HOW BOTTLED WATER IS CHEAP


 I’m walking the Larapinta Trail. It runs west from Alice Springs, out along the Macdonnell Ranges for over 200 km. It is a privilege to be doing this; to be passing through this country day after day, and everywhere, all the time, I am conscious of how fragile life is. For a flower, a bird, a lizard, a tree to survive here is a little bit of a miracle. My own survival is also precarious – much more so than I realize when I am in the city. A sprained ankle, a snake bight, a wrong turn in the trail could finish me off.

And then there is water. Sometimes I have t walk 35 km between water sources. For two days, I need to carry at least 8 litres – 8 kilograms – of water on my back. And I am reliant on there being water in the hole or the tank at the other end. If it does not, I am again just a whisker away from dying.

In truth, it is the same in the city. I rely on being able to turn on the tap, and I never think that water will not come out. But if it didn’t, if I could not get water, I would die in a few days. This is how important Water is to our lives. It is what we are made of, more than any other substance.

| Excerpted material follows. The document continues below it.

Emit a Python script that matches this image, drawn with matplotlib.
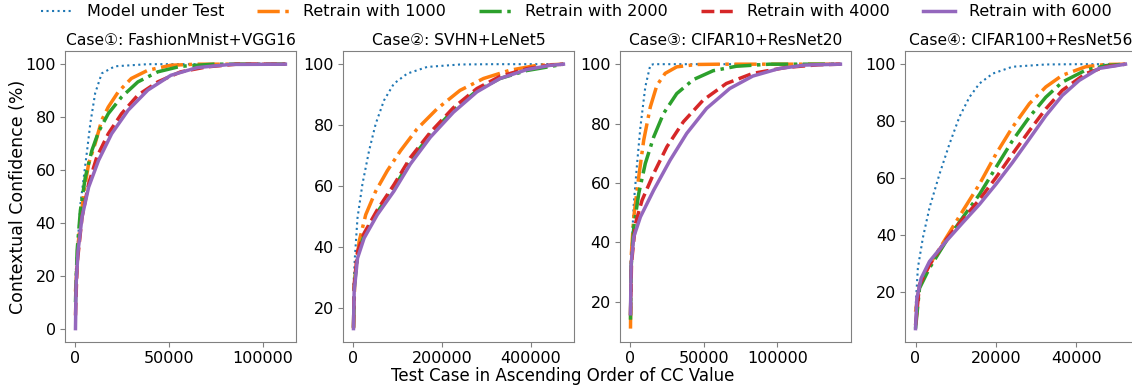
import matplotlib
matplotlib.use("Agg")
import matplotlib.pyplot as plt

plt.rcParams['font.family'] = ['DejaVu Sans', 'Noto Sans CJK SC']
plt.rcParams['font.size'] = 11.5

titles = ['Case①: FashionMnist+VGG16', 'Case②: SVHN+LeNet5',
          'Case③: CIFAR10+ResNet20', 'Case④: CIFAR100+ResNet56']
labels = ['Model under Test', 'Retrain with 1000', 'Retrain with 2000',
          'Retrain with 4000', 'Retrain with 6000']
colors = ['#1f77b4', '#ff7f0e', '#2ca02c', '#d62728', '#9467bd']
styles = [':', '-.', '-.', '--', '-']
widths = [1.5, 2.5, 2.5, 2.5, 2.5]

# case 1: FashionMnist + VGG16 (x = test case index, y = CC %)
c1_x = [
    [0, 1750, 2630, 4390, 6140, 7900, 10500, 14000, 21000, 38600, 112000],
    [0, 1750, 4390, 7020, 10500, 14000, 17500, 22800, 29800, 38600, 50900, 64900, 112000],
    [0, 880, 2630, 5260, 8770, 12300, 17500, 24600, 33300, 43900, 56100, 73700, 112000],
    [0, 880, 3510, 7020, 11400, 17500, 24600, 33300, 43900, 56100, 70200, 86000, 112000],
    [0, 350, 1400, 3510, 7020, 12300, 19300, 28100, 38600, 50900, 64900, 82500, 112000],
]
c1_y = [
    [20, 38, 47, 57, 67, 77.5, 89, 96.5, 99.2, 100, 100],
    [14, 34.6, 51, 62.4, 70, 78.8, 83.8, 89.5, 94.6, 97.7, 99.6, 100, 100],
    [10, 29.5, 44.7, 57.3, 67.4, 74.4, 81.3, 87.6, 93.3, 97.1, 99.2, 100, 100],
    [5, 24.5, 42.2, 54.8, 64.9, 73.7, 81.3, 88.3, 93.3, 97.1, 99, 100, 100],
    [0, 16.9, 29.5, 42.2, 53.5, 63.6, 73.7, 82.6, 90.2, 95.8, 98.7, 99.9, 100],
]

# case 2: SVHN + LeNet5
c2_x = [
    [0, 3000, 9000, 20100, 35100, 50000, 68700, 91000, 121000, 166000, 240000, 315000, 473000],
    [0, 3000, 12700, 27600, 50000, 76100, 106000, 143000, 188000, 240000, 293000, 352000, 412000, 473000],
    [0, 1500, 9000, 23900, 53700, 91000, 128000, 173000, 225000, 278000, 330000, 390000, 442000, 473000],
    [0, 1500, 9000, 23900, 53700, 91000, 128000, 173000, 225000, 278000, 330000, 390000, 442000, 473000],
    [0, 1500, 9000, 23900, 53700, 91000, 128000, 173000, 225000, 278000, 330000, 390000, 442000, 473000],
]
c2_y = [
    [27.5, 36.3, 49.5, 60.6, 71.6, 80.4, 88.1, 93.6, 96.9, 99.1, 99.9, 100, 100],
    [13.2, 29.7, 41.8, 50.6, 58.3, 65, 71.6, 78.7, 85.3, 91.4, 95.3, 98, 99.6, 100],
    [13.5, 26.4, 37.4, 43.8, 51.4, 59.4, 68.3, 76.9, 84.9, 91.3, 95.3, 97.9, 99.2, 100],
    [13.5, 27.5, 38.5, 44.5, 52.2, 60.4, 69.3, 77.6, 85.7, 92, 96, 98.5, 99.7, 100],
    [13.2, 25.3, 36.3, 42.9, 50.6, 58.3, 67.2, 76, 84.2, 90.9, 95.3, 98.2, 99.6, 100],
]

# case 3: CIFAR10 + ResNet20
c3_x = [
    [0, 1130, 2250, 4500, 6760, 10100, 13500, 15800, 143000],
    [0, 450, 2250, 5630, 9000, 13500, 18000, 23600, 31500, 45000, 60800, 143000],
    [0, 450, 2250, 5630, 10100, 15800, 22500, 31500, 42800, 56300, 72100, 94600, 143000],
    [0, 680, 3380, 7880, 15800, 24800, 36000, 49500, 65300, 83300, 106000, 128000, 143000],
    [0, 450, 2250, 6760, 15800, 27000, 38300, 51800, 67600, 83300, 101000, 119000, 143000],
]
c3_y = [
    [30, 41.9, 53.1, 66.6, 78.9, 92.4, 99.7, 100, 100],
    [11, 35.1, 48.6, 62.1, 74.4, 85.6, 92.9, 96.9, 99.1, 99.9, 100, 100],
    [14, 31.8, 45.2, 56.5, 66.6, 75.5, 83.4, 90.1, 94.8, 97.8, 99.3, 100, 100],
    [15.5, 32.9, 46.4, 54.2, 63.2, 72.2, 80.6, 87.9, 93.5, 96.9, 98.9, 99.8, 100],
    [16, 32.9, 41.9, 48.6, 57.6, 67.7, 76.7, 85.1, 91.8, 96, 98.5, 99.7, 100],
]

# case 4: CIFAR100 + ResNet56
c4_x = [
    [0, 580, 1820, 3470, 5950, 8430, 10900, 13400, 15900, 19200, 24100, 32400, 40700, 52200],
    [0, 990, 3470, 7600, 11700, 15900, 20000, 24100, 28300, 32400, 36500, 42300, 47300, 52200],
    [0, 990, 3470, 7600, 11700, 15900, 20000, 24100, 28300, 32400, 36500, 42300, 47300, 52200],
    [0, 990, 3470, 7600, 11700, 15900, 20000, 24100, 28300, 32400, 36500, 42300, 47300, 52200],
    [0, 330, 1400, 3470, 7600, 11700, 15900, 20000, 24100, 28300, 32400, 36500, 40700, 45600, 52200],
]
c4_y = [
    [14, 28.3, 38.9, 49.5, 61.3, 71.9, 81.4, 88.4, 93.2, 96.7, 99.1, 99.9, 100, 100],
    [12.9, 22.4, 29.4, 38.9, 48.3, 57.8, 68.4, 77.8, 86.1, 92, 96.1, 99.1, 99.9, 100],
    [7, 21.2, 28.3, 37.7, 46, 54.2, 63.7, 73.1, 81.4, 88.4, 93.7, 97.9, 99.5, 100],
    [8.2, 22.4, 29.4, 38.3, 45.4, 52.4, 60.1, 68.4, 76.6, 84.3, 90.8, 96.7, 99.1, 100],
    [7, 17.6, 24.7, 30.6, 37.7, 44.2, 50.7, 57.8, 65.4, 73.7, 81.9, 89, 94.3, 98.5, 100],
]

cases_x = [c1_x, c2_x, c3_x, c4_x]
cases_y = [c1_y, c2_y, c3_y, c4_y]
xticks = [[0, 50000, 100000], [0, 200000, 400000], [0, 50000, 100000], [0, 20000, 40000]]

fig, axes = plt.subplots(1, 4, figsize=(11.32, 3.92), dpi=100)
lefts = [0.0574, 0.3030, 0.5477, 0.7995]
for i, ax in enumerate(axes):
    ax.set_position([lefts[i], 0.128, 0.204, 0.742])
    for j in range(5):
        ax.plot(cases_x[i][j], cases_y[i][j], color=colors[j], linestyle=styles[j],
                linewidth=widths[j], label=labels[j])
    ax.set_title(titles[i], fontsize=11.2, pad=4)
    ax.set_xticks(xticks[i])
    for s in ax.spines.values():
        s.set_color('0.5')
    ax.tick_params(color='0.5', labelsize=11.5, pad=3)

axes[0].set_ylabel('Contextual Confidence (%)', fontsize=12.5)
axes[0].yaxis.set_label_coords(-0.165, 0.5)
fig.text(0.497, 0.04, 'Test Case in Ascending Order of CC Value', ha='center',
         va='center', fontsize=12)
h, l = axes[0].get_legend_handles_labels()
fig.legend(h, l, loc='center', ncol=5, frameon=False, fontsize=11.5,
           bbox_to_anchor=(0.509, 0.97), handlelength=2.0, handletextpad=0.85,
           columnspacing=2.1)

fig.savefig('out.png', dpi=100)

Out here in the desert I am much more aware of how important it is, how perhaps only air is more immediate to my survival. Water – simple, mostly unnoticed – is really a treasure beyond almost anything else in value. It is priceless, yet it is free. And it is free also in spirit – it moves through this earth like Gaia’s lifeblood. It runs, falls, rises, flows. It is almost a perfect metaphor for purity and vitality and freedom.

When we put water into a plastic bottle, all this is lost. It becomes a commodity that some have and others do not. It is poisoned with PCP’s and other chemicals. It is held – still and lifeless and contained – its qualities of life completely suppressed.

Out here in the desert, where the real value of water has meaning, it is easy to see that the whole story of water has been terribly cheapened and twisted by the process of commodification.  This is the spiritual travesty of bottled water – so hard to see in the city, where everything has its price, but so simple and obvious in the desert where nothing has value like water.

Unbottled water – let your water be free.